I am currently trying to paint a wall in my bathroom. I recently removed a towel bar and there was old paint and holes behind it. I patched everything up and now I'm trying to paint it white. The problem is that I have already put on two coats and the parts that I fixed still show through a lot. How many coats do I need? Did I buy the wrong paint? I am including two pictures that show the paint and the wall. I am terrible at painting so I figured I would ask here. If I just need to keep reapplying I will, but it seems like it will take many coats at this rate.

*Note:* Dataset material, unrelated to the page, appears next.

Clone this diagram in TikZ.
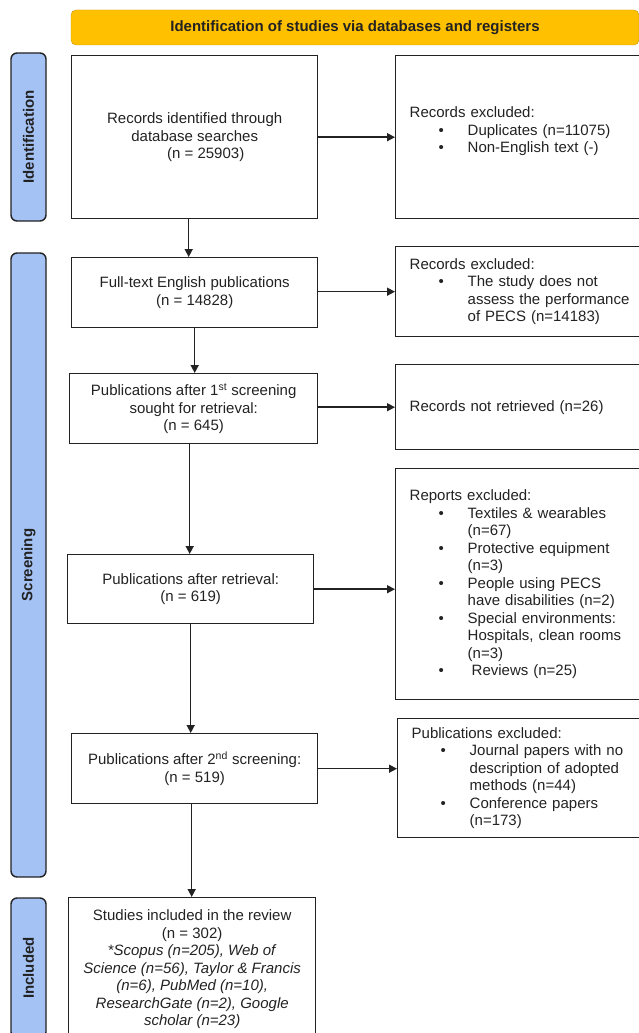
\documentclass[tikz,border=0pt]{standalone}
\usepackage{fontspec}
\setmainfont{Liberation Sans}
\usepackage{xcolor}
\usepackage{tikz}
\usetikzlibrary{
    arrows.meta,
    positioning,
    calc
}

\definecolor{bannergold}{HTML}{FFC000}
\definecolor{bannerrim}{HTML}{C99A06}
\definecolor{phaseblue}{HTML}{A4C2F4}
\definecolor{inkgray}{HTML}{222222}

\newcommand{\exbullet}{\hspace*{29pt}\makebox[29pt][l]{\textbullet}}
\newcommand{\exindent}{\hspace*{58pt}}

\begin{document}
\begin{tikzpicture}[
        x=1pt, y=-1pt,
        font=\fontsize{15}{17.5}\selectfont,
        text=inkgray,
        banner/.style={
            rectangle,
            rounded corners=5pt,
            draw=bannerrim,
            fill=bannergold,
            font=\fontsize{15}{17.5}\selectfont\bfseries,
            minimum width=568pt,
            minimum height=35pt
        },
        phase/.style={
            rectangle,
            rounded corners=6pt,
            draw=inkgray,
            line width=1.4pt,
            fill=phaseblue,
            rotate=90,
            font=\fontsize{15}{17.5}\selectfont\bfseries,
            minimum height=35pt
        },
        stagebox/.style={
            rectangle,
            draw=inkgray,
            line width=1.4pt,
            align=center,
            anchor=north west,
            minimum width=246pt
        },
        exclbox/.style={
            rectangle,
            draw=inkgray,
            line width=1.4pt,
            align=left,
            anchor=north west,
            inner xsep=14pt,
            text width=240pt
        },
        line/.style={
            -{Triangle[length=8pt,width=8pt]},
            line width=1.5pt,
            draw=inkgray
        }
    ]

    \useasboundingbox (0,0) rectangle (638,1033);

    \node[banner] (banner) at (355,27.5)
        {Identification of studies via databases and registers};

    % phases on the left
    \node[phase, minimum width=168pt] (identification) at (28.5,137) {Identification};
    \node[phase, minimum width=624pt] (screening) at (28.5,565) {Screening};
    \node[phase, minimum width=140pt] (included) at (28.5,968) {Included};

    % main flow
    \node[stagebox, minimum height=163pt] (records) at (71,55)
        {Records identified through\\database searches\\\hspace*{22pt}(n = 25903)};

    \node[stagebox, minimum height=70pt] (fulltext) at (71,257)
        {Full-text English publications\\(n = 14828)};

    \node[stagebox, minimum width=248pt, minimum height=70pt] (sought) at (69,373)
        {Publications after 1\textsuperscript{st} screening\\sought for retrieval:\\(n = 645)};

    \node[stagebox, minimum height=69pt] (retrieved) at (67,554)
        {Publications after retrieval:\\(n = 619)};

    \node[stagebox, minimum height=70pt] (second) at (71,733)
        {Publications after 2\textsuperscript{nd} screening:\\(n = 519)};

    \node[stagebox, minimum width=247pt, minimum height=143pt] (studies) at (68,897)
        {Studies included in the review\\(n = 302)\\
         \textit{*Scopus (n=205), Web of}\\
         \textit{Science (n=56), Taylor \& Francis}\\
         \textit{(n=6), PubMed (n=10),}\\
         \textit{ResearchGate (n=2), Google}\\
         \textit{scholar (n=23)}};

    % exclusions
    \node[exclbox, minimum height=163pt] (dupes) at (395,55)
        {Records excluded:\\
         \exbullet Duplicates (n=11075)\\
         \exbullet Non-English text (-)\\[-3pt]\mbox{}};

    \node[exclbox, minimum height=90pt] (offtopic) at (395,246)
        {Records excluded:\\
         \exbullet The study does not\\
         \exindent assess the performance\\
         \exindent of PECS (n=14183)};

    \node[exclbox, minimum height=85pt] (missing) at (395,364)
        {Records not retrieved (n=26)};

    \node[exclbox, minimum height=231pt] (reports) at (395,468)
        {Reports excluded:\\
         \exbullet Textiles \& wearables\\
         \exindent (n=67)\\
         \exbullet Protective equipment\\
         \exindent (n=3)\\
         \exbullet People using PECS\\
         \exindent have disabilities (n=2)\\
         \exbullet Special environments:\\
         \exindent Hospitals, clean rooms\\
         \exindent (n=3)\\
         \exbullet\hspace*{4pt}Reviews (n=25)};

    \node[exclbox, minimum height=119pt] (pubexcl) at (397,718)
        {Publications excluded:\\
         \exbullet Journal papers with no\\
         \exindent description of adopted\\
         \exindent methods (n=44)\\
         \exbullet Conference papers\\
         \exindent (n=173)};

    \draw[line] ([xshift=-6pt]records.south) -- ([xshift=-6pt]records.south |- fulltext.north);
    \draw[line] (fulltext.south) -- (fulltext.south |- sought.north);
    \draw[line] ([xshift=-4pt]sought.south) -- ([xshift=-4pt]sought.south |- retrieved.north);
    \draw[line] (retrieved.south) -- (retrieved.south |- second.north);
    \draw[line] ([xshift=-3pt]second.south) -- ([xshift=-3pt]second.south |- studies.north);

    \draw[line] (records.east) -- (dupes.west);
    \draw[line] (fulltext.east |- offtopic.west) -- (offtopic.west);
    \draw[line] (sought.east |- missing.west) -- (missing.west);
    \draw[line] (retrieved.east) -- (retrieved.east -| reports.west);
    \draw[line] (second.east) -- (second.east -| pubexcl.west);

\end{tikzpicture}
\end{document}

Hot Topics, Why Can I See Through This Paint

Highlights from the Thread

marksr Forum Topic Moderator

Did you prime the repair first?

Kirk Robinson Member

I didn't. I did use 3M patch plus primer to fill the holes. Do I need to still use some primer to cover up the old blue paint, etc?

mitch17 Group Moderator

All repairs should be primed before being painted for just this reason.

I just looked up that 3M stuff you used and it says you shouldn't need to prime. I think your results with it say otherwise.

marksr Forum Topic Moderator

I didn't look up the 3m specs but I've never seen a repair that didn't benefit from priming, especially when top coating with enamel.

Can't tell from the pics but I assume the repair has made everything level — you can't feel the repair, correct? If it's visual only, more paint will eventually cover it. Primer should reduce the number of coats. I have no working knowledge about that brand of paint.

Kirk Robinson Member

Makes sense. It is smooth. I filled up the holes then sanded and repeated until I got them right. I'm definitely going to pick up some primer though. It seems like it’s going to take way too many coats to get the right coverage. Can I just let this dry and then use the primer over top?

marksr Forum Topic Moderator

Yes, that shouldn't be a problem.

I just noticed something. The paint bucket says “accent base 3.”

That paint needs to be tinted before it's used! That's probably your biggest issue! A tint base must have tint added. No tint means the paint will be almost see through. I bet if you get a bucket of the correct base — it will say white on the bucket — no more than a certain amount of colorant can be added in the fine print — the new correct paint should cover ok.

Kirk Robinson Member

Well that could be an issue. I didn't realize that even for white it had to be tinted. I just assumed, incorrectly, that the base was white and they added color tint if you needed a color. I'm an idiot. I'm glad you saw that, thanks for your help. Without it I would probably still be painting a wall with clear paint, lol

marksr Forum Topic Moderator

I suspect that base is for dark colors. White paint can only be tinted so much. If you add too much colorant the paint won't dry correctly among other things. Tint bases are formulated to accept the extra colorant needed to make the darker colors and have very little coverage properties without the colorant. Most paints come in three bases; white (can be tinted to light pastels) a medium color base, and a deep tint base for dark colors.

If a salesperson handed you that bucket of paint the store is liable for selling you the wrong paint and should replace it for free. If you picked it off of the shelf - it's your fault.